No forzar la cortesía

Seguro que más de una vez has escuchado a alguien insistir: «da las gracias» o «pídelo por favor». Aunque la intención es buena, forzar esa buena educación o modales, puede hacer que estos se conviertan en algo mecánico y sin intención. Los padres que apuestan por la inteligencia emocional prefieren dar ejemplo. Usan esas expresiones de manera natural en casa, y los niños, al escucharlas repetidas veces, terminan imitándolas por sí solos. Es un aprendizaje que cala mucho más que una corrección constante.

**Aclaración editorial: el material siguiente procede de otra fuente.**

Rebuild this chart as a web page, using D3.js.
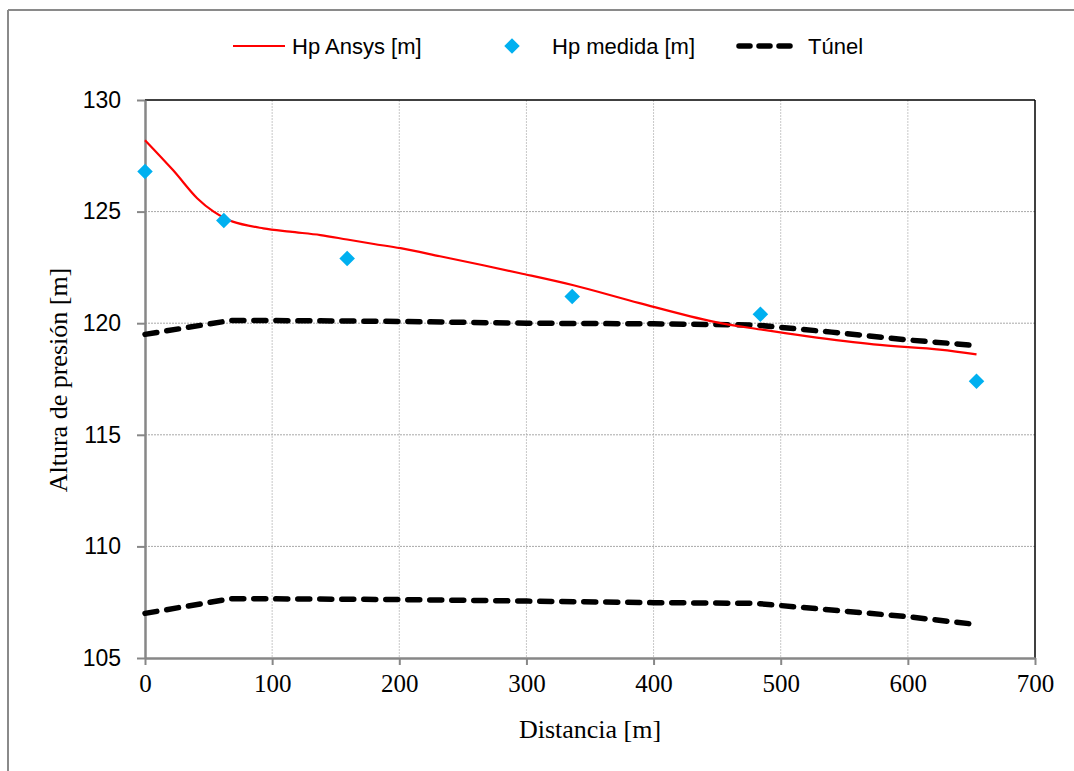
<!DOCTYPE html>
<html>
<head>
<meta charset="utf-8">
<script src="https://cdn.jsdelivr.net/npm/d3@7"></script>
<style>
  html, body { margin: 0; padding: 0; background: #fff; }
  svg { display: block; }
</style>
</head>
<body>
<svg id="chart" width="1074" height="771"></svg>
<script>
// ---- data ----
const ansysX = [0, 22, 41, 54, 69, 93, 114, 138, 159, 180, 201, 232, 295, 337, 389, 447, 484, 520, 573, 625, 654];
const ansysY = [128.2, 126.86, 125.6, 125.0, 124.55, 124.25, 124.1, 123.95, 123.75, 123.55, 123.36, 123.0, 122.24, 121.7, 120.9, 120.07, 119.72, 119.42, 119.05, 118.82, 118.6];

const medX = [0, 62, 159, 336, 484, 654];
const medY = [126.8, 124.6, 122.9, 121.2, 120.4, 117.4];

const tunelX = [0, 67, 100, 200, 300, 400, 480, 540, 600, 654];
const tunelTopY = [119.5, 120.12, 120.12, 120.08, 120.0, 119.97, 119.92, 119.6, 119.25, 119.0];
const tunelBotY = [107.0, 107.65, 107.65, 107.62, 107.55, 107.48, 107.45, 107.15, 106.85, 106.5];

const xTicks = [0, 100, 200, 300, 400, 500, 600, 700];
const yTicks = [105, 110, 115, 120, 125, 130];

const legendLabels = ["Hp Ansys [m]", "Hp medida [m]", "Túnel"];
const xTitle = "Distancia [m]";
const yTitle = "Altura de presión [m]";

// ---- layout ----
const svg = d3.select("#chart");
const L = 145, R = 1035, T = 100, B = 658;
const x = d3.scaleLinear().domain([0, 700]).range([L, R]);
const y = d3.scaleLinear().domain([105, 130]).range([B, T]);

const sans = "'Liberation Sans', Arial, sans-serif";
const serif = "'Liberation Serif', 'Times New Roman', serif";

// outer frame (top & left only visible)
svg.append("line").attr("x1", 8).attr("x2", 1074).attr("y1", 10).attr("y2", 10)
  .attr("stroke", "#8a8a8a").attr("stroke-width", 2);
svg.append("line").attr("x1", 8).attr("x2", 8).attr("y1", 10).attr("y2", 771)
  .attr("stroke", "#8a8a8a").attr("stroke-width", 2);

// grid
const grid = svg.append("g");
grid.selectAll(".vg").data(xTicks.slice(1, -1)).enter().append("line")
  .attr("x1", d => x(d)).attr("x2", d => x(d)).attr("y1", T).attr("y2", B)
  .attr("stroke", "#c8c8c8").attr("stroke-width", 1).attr("stroke-dasharray", "2,1");
grid.selectAll(".hg").data(yTicks.slice(1, -1)).enter().append("line")
  .attr("x1", L).attr("x2", R).attr("y1", d => y(d)).attr("y2", d => y(d))
  .attr("stroke", "#a8a8a8").attr("stroke-width", 1).attr("stroke-dasharray", "2,1");

// top and right border (black)
svg.append("line").attr("x1", L).attr("x2", R).attr("y1", T).attr("y2", T)
  .attr("stroke", "#000").attr("stroke-width", 1.5);
svg.append("line").attr("x1", R).attr("x2", R).attr("y1", T).attr("y2", B)
  .attr("stroke", "#000").attr("stroke-width", 1.5);

// axes
const xAxis = d3.axisBottom(x).tickValues(xTicks).tickSize(7).tickPadding(9).tickSizeOuter(0);
const gx = svg.append("g").attr("transform", `translate(0,${B})`).call(xAxis);
gx.select(".domain").attr("stroke", "#878787").attr("stroke-width", 2.5);
gx.selectAll(".tick line").attr("stroke", "#878787").attr("stroke-width", 2);
gx.selectAll(".tick text").attr("font-family", serif).attr("font-size", 25).attr("fill", "#000");

const yAxis = d3.axisLeft(y).tickValues(yTicks).tickSize(8).tickPadding(16).tickSizeOuter(0);
const gy = svg.append("g").attr("transform", `translate(${L},0)`).call(yAxis);
gy.select(".domain").attr("stroke", "#878787").attr("stroke-width", 2.5);
gy.selectAll(".tick line").attr("stroke", "#878787").attr("stroke-width", 2);
gy.selectAll(".tick text").attr("font-family", sans).attr("font-size", 23).attr("fill", "#000");

// tunnel lines
const lineGen = d3.line().x(d => x(d[0])).y(d => y(d[1]));
const tunnelStyle = sel => sel.attr("fill", "none").attr("stroke", "#000").attr("stroke-width", 5.5)
  .attr("stroke-linecap", "round").attr("stroke-dasharray", "12,10");
svg.append("path").datum(tunelX.map((d, i) => [d, tunelTopY[i]])).attr("d", lineGen).call(tunnelStyle);
svg.append("path").datum(tunelX.map((d, i) => [d, tunelBotY[i]])).attr("d", lineGen).call(tunnelStyle);

// ansys line
const smooth = d3.line().x(d => x(d[0])).y(d => y(d[1])).curve(d3.curveCatmullRom.alpha(0.5));
svg.append("path").datum(ansysX.map((d, i) => [d, ansysY[i]])).attr("d", smooth)
  .attr("fill", "none").attr("stroke", "#ff0000").attr("stroke-width", 2.2);

// measured points
const diamond = d3.symbol().type(d3.symbolSquare).size(121);
svg.selectAll(".pt").data(medX.map((d, i) => [d, medY[i]])).enter().append("path")
  .attr("d", diamond)
  .attr("transform", d => `translate(${x(d[0])},${y(d[1])}) rotate(45)`)
  .attr("fill", "#00b0f0");

// axis titles
svg.append("text").attr("x", 590).attr("y", 738).attr("text-anchor", "middle")
  .attr("font-family", serif).attr("font-size", 26).text(xTitle);
svg.append("text").attr("transform", `translate(67,${(T + B) / 2 + 1}) rotate(-90)`)
  .attr("text-anchor", "middle").attr("font-family", serif).attr("font-size", 26).text(yTitle);

// legend
const ly = 46;
const lg = svg.append("g");
lg.append("line").attr("x1", 233).attr("x2", 285).attr("y1", ly).attr("y2", ly)
  .attr("stroke", "#ff0000").attr("stroke-width", 2.2);
lg.append("text").attr("x", 292).attr("y", ly).attr("dy", "0.35em")
  .attr("font-family", sans).attr("font-size", 22).text(legendLabels[0]);
lg.append("path").attr("d", diamond).attr("transform", `translate(512,${ly}) rotate(45)`).attr("fill", "#00b0f0");
lg.append("text").attr("x", 552).attr("y", ly).attr("dy", "0.35em")
  .attr("font-family", sans).attr("font-size", 22).text(legendLabels[1]);
lg.append("line").attr("x1", 739).attr("x2", 791).attr("y1", ly).attr("y2", ly)
  .call(tunnelStyle).attr("stroke-dasharray", "11,9");
lg.append("text").attr("x", 808).attr("y", ly).attr("dy", "0.35em")
  .attr("font-family", sans).attr("font-size", 22).text(legendLabels[2]);
</script>
</body>
</html>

Atender las pequeñas preocupaciones

Un juguete que desaparece, un dibujo roto o un amigo que no quiere jugar parecen asuntos menores para un adulto. Pero para un niño son problemas reales. Restarles importancia sólo transmite la idea de que sus sentimientos no son válidos. Los padres que se detienen, escuchan y dan valor a esas pequeñas inquietudes enseñan a sus hijos a confiar en ellos y a sentirse valorados. Esa atención refuerza la autoestima y hace que, con el tiempo, se atrevan a hablar también de lo grande.

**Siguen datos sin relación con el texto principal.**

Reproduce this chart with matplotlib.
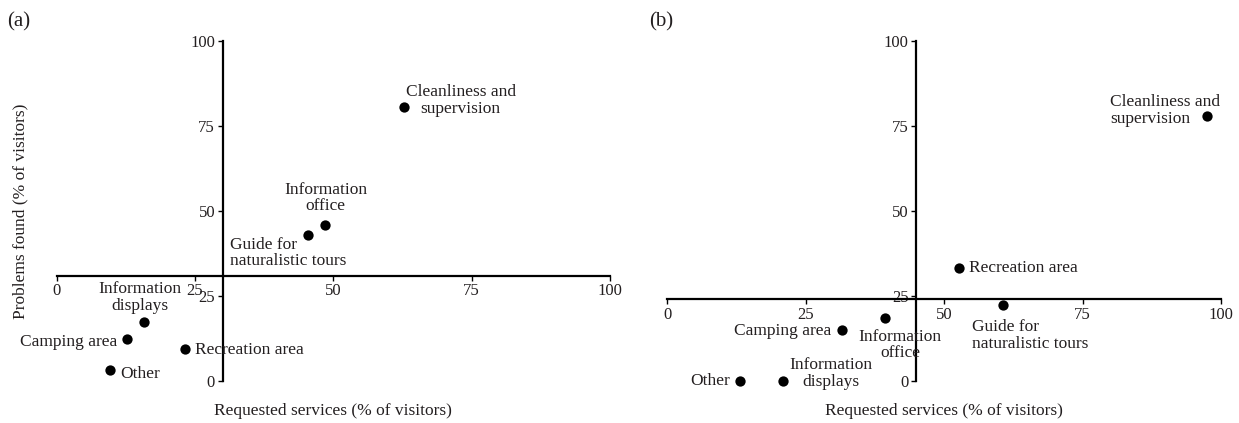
import matplotlib
matplotlib.use("Agg")
import matplotlib.pyplot as plt

plt.rcParams['font.family'] = ['Liberation Serif', 'DejaVu Serif']
TXT = '#231f20'

# ---- data ----
ticks = [0, 25, 50, 75, 100]
tick_labels = ['0', '25', '50', '75', '100']

a_names = ['Cleanliness and\nsupervision', 'Information\noffice', 'Guide for\nnaturalistic tours',
           'Information\ndisplays', 'Camping area', 'Recreation area', 'Other']
a_x = [62.8, 48.5, 45.5, 15.7, 12.65, 23.1, 9.6]
a_y = [80.6, 46.0, 43.0, 17.4, 12.4, 9.3, 3.2]
a_cross = (30, 31)

b_names = ['Cleanliness and\nsupervision', 'Recreation area', 'Guide for\nnaturalistic tours',
           'Information\noffice', 'Camping area', 'Information\ndisplays', 'Other']
b_x = [97.4, 52.6, 60.6, 39.4, 31.6, 20.95, 13.1]
b_y = [77.9, 33.3, 22.2, 18.6, 15.0, 0.0, 0.0]
b_cross = (45, 24)

# label placement (x, y, ha)
a_lab = [(73.0, 82.6, 'center'), (48.6, 53.9, 'center'), (31.3, 37.7, 'left'),
         (15.0, 24.5, 'center'), (10.85, 11.4, 'right'), (25.0, 9.06, 'left'), (11.4, 2.0, 'left')]
b_lab = [(79.95, 79.7, 'left'), (54.4, 33.2, 'left'), (55.0, 13.3, 'left'),
         (42.0, 10.5, 'center'), (29.6, 14.75, 'right'), (29.5, 2.1, 'center'), (11.3, 0.0, 'right')]

fig = plt.figure(figsize=(12.39, 4.23), dpi=100)
axA = fig.add_axes([0.0458, 0.100, 0.4465, 0.802])
axB = fig.add_axes([0.5386, 0.100, 0.4469, 0.802])

def panel(ax, xs, ys, names, labs, cross):
    ax.set_xlim(0, 100)
    ax.set_ylim(0, 100)
    ax.scatter(xs, ys, s=55, color='black', zorder=5, clip_on=False, linewidths=0)
    for n, (tx, ty, ha) in zip(names, labs):
        ax.text(tx, ty, n, ha=ha, va='center', fontsize=12.5, color=TXT,
                linespacing=1.05, multialignment=ha if ha != 'right' else 'right')
    for s in ['top', 'right']:
        ax.spines[s].set_visible(False)
    ax.spines['left'].set_position(('data', cross[0]))
    ax.spines['bottom'].set_position(('data', cross[1]))
    for s in ['left', 'bottom']:
        ax.spines[s].set_linewidth(1.6)
        ax.spines[s].set_color('black')
    ax.set_xticks(ticks)
    ax.set_xticklabels(tick_labels)
    ax.set_yticks(ticks)
    ax.set_yticklabels(tick_labels)
    ax.tick_params(direction='out', length=3.5, width=1.0, labelsize=12,
                   labelcolor=TXT, pad=2)
    ax.patch.set_visible(False)

panel(axA, a_x, a_y, a_names, a_lab, a_cross)
panel(axB, b_x, b_y, b_names, b_lab, b_cross)

fig.text(0.2688, 0.028, 'Requested services (% of visitors)', ha='center', va='center',
         fontsize=12.5, color=TXT)
fig.text(0.7620, 0.028, 'Requested services (% of visitors)', ha='center', va='center',
         fontsize=12.5, color=TXT)
fig.text(0.0165, 0.501, 'Problems found (% of visitors)', ha='center', va='center',
         rotation=90, fontsize=12.5, color=TXT)
fig.text(0.006, 0.948, '(a)', ha='left', va='center', fontsize=15, color=TXT)
fig.text(0.524, 0.948, '(b)', ha='left', va='center', fontsize=15, color=TXT)

fig.savefig('out.png', dpi=100)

No dar siempre la solución

Es tentador resolver los problemas por ellos: elegir, decidir, cortar el conflicto de raíz. Pero hacerlo constantemente les quita la oportunidad de aprender a decidir. Un hábito sencillo es devolverles la pregunta : «¿tú qué harías?» o «¿qué opción te parece mejor?». Así, poco a poco, los niños van probando, se equivocan, corrigen y desarrollan su propio criterio. Esa autonomía cuando son todavía pequeños se convierte más tarde en confianza y pensamiento crítico.

Aceptar el aburrimiento

Dejar que un niño se aburra puede sonar raro, incluso contradictorio para muchos padres. Estamos tan metidos en la costumbre de llenar cada minuto con pantallas, juegos o planes, que cuando no hay nada parece que falta algo. Pero ese «nada» es justo lo que a veces necesitan. En esos ratos inventan, sueñan, se entretienen solos o simplemente aprenden a estar tranquilos. Y eso también es crecer.

Al final, todo lo que hemos explicado no son fórmulas mágicas ni grandes teorías. Son gestos del día a día. Cosas pequeñas de inteligencia emocional que, si repetimos una y otra vez, van dejando huella. La crianza nunca es fácil, pero poner la emoción en el centro suele ser una apuesta que merece la pena.